Prime Minister of Barbados Mia Mottley's representation of and advocacy for the Caribbean region at the 2020 United Nations Climate Change Conference (COP26) in Glasgow, Scotland, has captured the attention of world leaders and regional netizens alike.

Mottley's environmental star has been on the rise ever since her address at the United Nations’ Climate Event Summit on September 23, 2019, when she warned of mass migration if the climate crisis was not solved. Similarly, her speech at the opening of the #COP26 World Leaders Summit on November 1 made no attempt to sugar-coat the grim reality that Small Island Developing States (SIDS) like the Caribbean which are on the frontline of the adverse effects of climate change despite contributing the least to global greenhouse gas emissions are facing.

She called the failure to provide critical climate finance, which dropped by as much as 25 percent in 2019, “immoral” and “unjust”:


The pandemic has taught us that national solutions to global problems do not work. We come to Glasgow with global ambition to save our people and to save our planet. But we now find three gaps. On mitigation, climate pledges, or NDCs without more, we will leave the world on a pathway to 2.7 degrees, and with more, we are still likely to get to 2 degrees.

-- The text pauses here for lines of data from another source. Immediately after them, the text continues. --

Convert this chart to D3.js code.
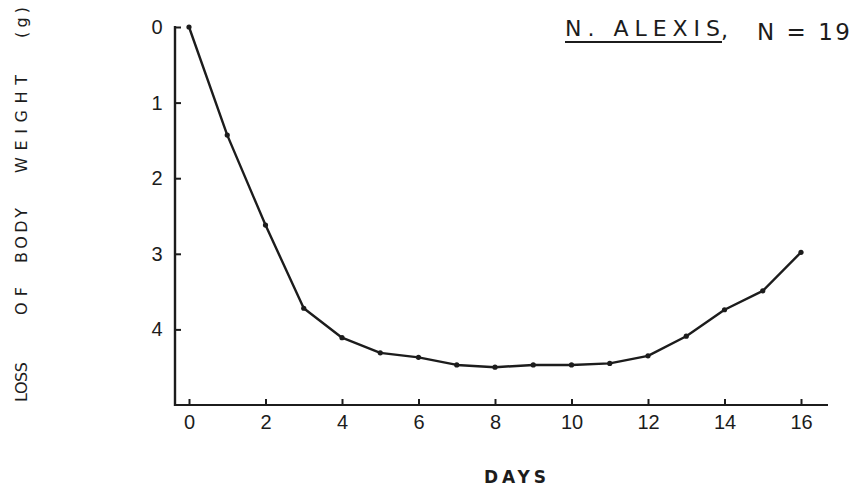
<!DOCTYPE html>
<html lang="en">
<head>
    <meta charset="UTF-8">
    <title>N. alexis - loss of body weight</title>
    <script src="https://d3js.org/d3.v7.min.js"></script>
    <style>
        body {
            margin: 0;
            background-color: #fff;
        }
        svg {
            display: block;
            font-family: "DejaVu Sans", sans-serif;
        }
        text {
            fill: #1c1c1c;
        }
    </style>
</head>
<body>
    <svg id="chart"></svg>
    <script>
        // values
        const days = [0, 1, 2, 3, 4, 5, 6, 7, 8, 9, 10, 11, 12, 13, 14, 15, 16];
        const weightLoss = [0, 1.43, 2.62, 3.72, 4.11, 4.31, 4.37, 4.47, 4.50, 4.47, 4.47, 4.45, 4.35, 4.09, 3.74, 3.49, 2.98];
        const xTicks = [0, 2, 4, 6, 8, 10, 12, 14, 16];
        const yTicks = [0, 1, 2, 3, 4];
        const yLabelWords = ["LOSS", "OF", "BODY", "WEIGHT", "(g)"];

        const width = 857, height = 494;
        const ink = "#1c1c1c";

        const svg = d3.select("#chart")
            .attr("width", width)
            .attr("height", height);

        const x = d3.scaleLinear().domain([0, 16]).range([189, 801]);
        const y = d3.scaleLinear().domain([0, 5]).range([27, 405]);

        const axisX = 175, axisY = 405;

        // axis lines drawn by hand so they overhang like the original
        svg.append("line")
            .attr("x1", axisX).attr("x2", axisX)
            .attr("y1", y(0) - 1).attr("y2", axisY + 1)
            .attr("stroke", ink).attr("stroke-width", 2.4);
        svg.append("line")
            .attr("x1", axisX - 1).attr("x2", 828)
            .attr("y1", axisY).attr("y2", axisY)
            .attr("stroke", ink).attr("stroke-width", 2);

        const yAxis = svg.append("g")
            .attr("transform", `translate(${axisX},0)`)
            .call(d3.axisLeft(y).tickValues(yTicks).tickFormat(d3.format("d"))
                .tickSizeInner(-6).tickSizeOuter(0).tickPadding(18));
        yAxis.select(".domain").remove();
        yAxis.selectAll("line").attr("stroke", ink).attr("stroke-width", 2);
        yAxis.selectAll("text")
            .attr("text-anchor", "middle")
            .style("font-size", "20px")
            .style("fill", ink);

        const xAxis = svg.append("g")
            .attr("transform", `translate(0,${axisY})`)
            .call(d3.axisBottom(x).tickValues(xTicks).tickFormat(d3.format("d"))
                .tickSizeInner(-6).tickSizeOuter(0).tickPadding(10));
        xAxis.select(".domain").remove();
        xAxis.selectAll("line").attr("stroke", ink).attr("stroke-width", 2);
        xAxis.selectAll("text")
            .style("font-size", "20px")
            .style("fill", ink);

        // data line
        const data = days.map((d, i) => ({ day: d, loss: weightLoss[i] }));
        const line = d3.line()
            .x(d => x(d.day))
            .y(d => y(d.loss));

        svg.append("path")
            .datum(data)
            .attr("fill", "none")
            .attr("stroke", ink)
            .attr("stroke-width", 2.4)
            .attr("stroke-linejoin", "round")
            .attr("d", line);

        svg.selectAll(".pt")
            .data(data)
            .enter().append("circle")
            .attr("class", "pt")
            .attr("cx", d => x(d.day))
            .attr("cy", d => y(d.loss))
            .attr("r", 2.6)
            .attr("fill", ink);

        // axis titles
        svg.append("text")
            .attr("x", 515).attr("y", 483)
            .attr("text-anchor", "middle")
            .attr("textLength", 62)
            .attr("lengthAdjust", "spacing")
            .style("font-size", "17px")
            .style("font-weight", "bold")
            .text("DAYS");

        const wordSpans = [[362, 402], [287, 315], [208, 263], [75, 173], [7, 38]];
        svg.selectAll(".ylab")
            .data(yLabelWords)
            .enter().append("text")
            .attr("class", "ylab")
            .attr("transform", (d, i) => `translate(27,${(wordSpans[i][0] + wordSpans[i][1]) / 2}) rotate(-90)`)
            .attr("text-anchor", "middle")
            .attr("textLength", (d, i) => wordSpans[i][1] - wordSpans[i][0])
            .attr("lengthAdjust", "spacing")
            .style("font-size", "16px")
            .text(d => d);

        // title
        svg.append("text")
            .attr("x", 565).attr("y", 36)
            .attr("textLength", 155)
            .attr("lengthAdjust", "spacing")
            .style("font-size", "22px")
            .text("N. ALEXIS");
        svg.append("text")
            .attr("x", 721).attr("y", 38)
            .style("font-size", "22px")
            .text(",");
        svg.append("line")
            .attr("x1", 565).attr("x2", 722)
            .attr("y1", 42).attr("y2", 42)
            .attr("stroke", ink).attr("stroke-width", 2);
        svg.append("text")
            .attr("x", 757).attr("y", 40)
            .attr("textLength", 93)
            .attr("lengthAdjust", "spacing")
            .style("font-size", "23px")
            .text("N = 19");
    </script>
</body>
</html>
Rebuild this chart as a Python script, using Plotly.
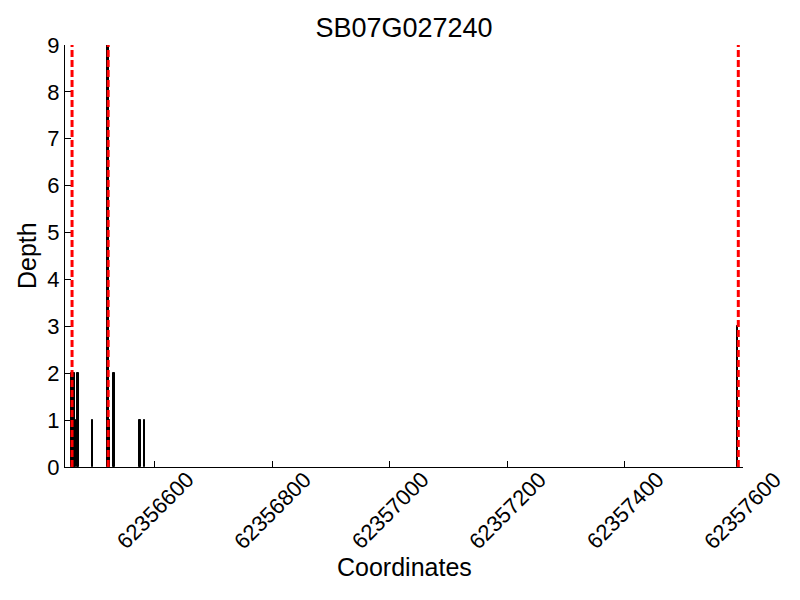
import plotly.graph_objects as go

title = "SB07G027240"
positions = [62356459, 62356462, 62356465, 62356469, 62356494, 62356520,
             62356523, 62356530, 62356575, 62356582, 62357592]
depths = [2, 2, 1, 2, 1, 9, 1, 2, 1, 1, 3]
boundaries = [62356459, 62356520.5, 62357593]
x_range = [62356447, 62357601]
x_ticks = [62356600, 62356800, 62357000, 62357200, 62357400, 62357600]
y_ticks = list(range(0, 10))

FONT = "Liberation Sans, Arial, sans-serif"

fig = go.Figure()
fig.add_trace(go.Bar(
    x=positions, y=depths, width=2.5,
    marker=dict(color="black", line=dict(color="black", width=1)),
    showlegend=False,
))
for b in boundaries:
    fig.add_shape(type="line", xref="x", yref="paper", x0=b, x1=b, y0=0, y1=1,
                  line=dict(color="red", width=3, dash="7px,3px"))

# x tick labels centred on their ticks (rotated 45 degrees)
for t in x_ticks:
    fig.add_annotation(x=t, xref="x", y=0, yref="paper", yshift=-43,
                       text=str(t), textangle=-45, showarrow=False,
                       xanchor="center", yanchor="middle",
                       font=dict(size=22, family=FONT, color="black"))

fig.add_annotation(x=0.5, xref="paper", y=0, yref="paper", yshift=-100,
                   text="Coordinates", showarrow=False,
                   xanchor="center", yanchor="middle",
                   font=dict(size=25, family=FONT, color="black"))
fig.add_annotation(x=0, xref="paper", xshift=-38, y=0.5, yref="paper",
                   text="Depth", textangle=-90, showarrow=False,
                   xanchor="center", yanchor="middle",
                   font=dict(size=25, family=FONT, color="black"))

fig.update_layout(
    width=800, height=600,
    paper_bgcolor="white", plot_bgcolor="white",
    margin=dict(l=57, r=65, t=37, b=141),
    font=dict(family=FONT, color="black", size=16),
    title=dict(text=title, x=0.5, xref="paper", xanchor="center", yref="container",
               y=1 - 20 / 600, yanchor="middle", font=dict(size=27)),
    bargap=0,
)
fig.update_xaxes(
    range=x_range, tickvals=x_ticks, showticklabels=False,
    ticks="inside", ticklen=6, tickcolor="black",
    showline=True, linecolor="black", linewidth=1.3, showgrid=False, zeroline=False,
    automargin=False,
)
fig.update_yaxes(
    range=[0, 9], tickvals=y_ticks, ticks="inside", ticklen=6, tickcolor="black",
    showline=True, linecolor="black", linewidth=1.3, showgrid=False, zeroline=False,
    automargin=False,
    tickfont=dict(size=22),
)
fig.write_html("out.html")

Calling out China and Russia, two major contributors to greenhouse gases that were noticeably absent from the conference, Mottley continued:


Do some leaders in this world believe that they can survive and thrive on their own? Have they not learned from the pandemic? Can there be peace and prosperity if one-third of the world literally prospers and the other two-thirds of the world live under siege and face calamitous threats to our wellbeing? 

The central banks of the wealthiest countries engaged in $25 trillion of quantitative easing in the last 13 years. […] Of that, $9 trillion was in the last 18 months to fight the pandemic. Had we used that $25 trillion to purchase bonds to finance the energy transition or the transition of how we eat or how we move in transport, we would now today be reaching that 1.5 degrees limit that is so vital to us.  An annual increase in the SDRs of $500 billion a year for 20 years, put in a trust to finance the transition, is the real gap […] that we need to close, not the $50 billion being proposed for adaptation. And if $500 billion sounds big to you, guess what? It is just 2 percent of the $25 trillion.

The Barbadian prime minister later told CNN's Christiane Amanpour that countries like hers, which contribute less than a percentage point to global emissions, have been facing the impacts of the climate crisis for some time now: water supply problems, coral reef degradation, saltwater intrusion, and the influx of sargassum, not to mention flooding and hurricanes.

Those who need to make the decisions, she said, “are kicking can down the road and they believe that they can because they're not seeing as they see themselves”:

They don't reach that period of peril probably for another 15, 20 years […] four degrees to Shanghai and Miami to be eradicated. Well, it's 1.5 and 2 for us. 

They're waiting for it to hit them and we really are hoping that they'll recognize that no one is safe until everyone is safe and if the episode with vaccines hasn't shown us that, then we will never learn.

Her stance went over exceptionally well, with many regional netizens applauding her gumption and determination. Her example inspired some to wonder what it would be like if women ruled the world.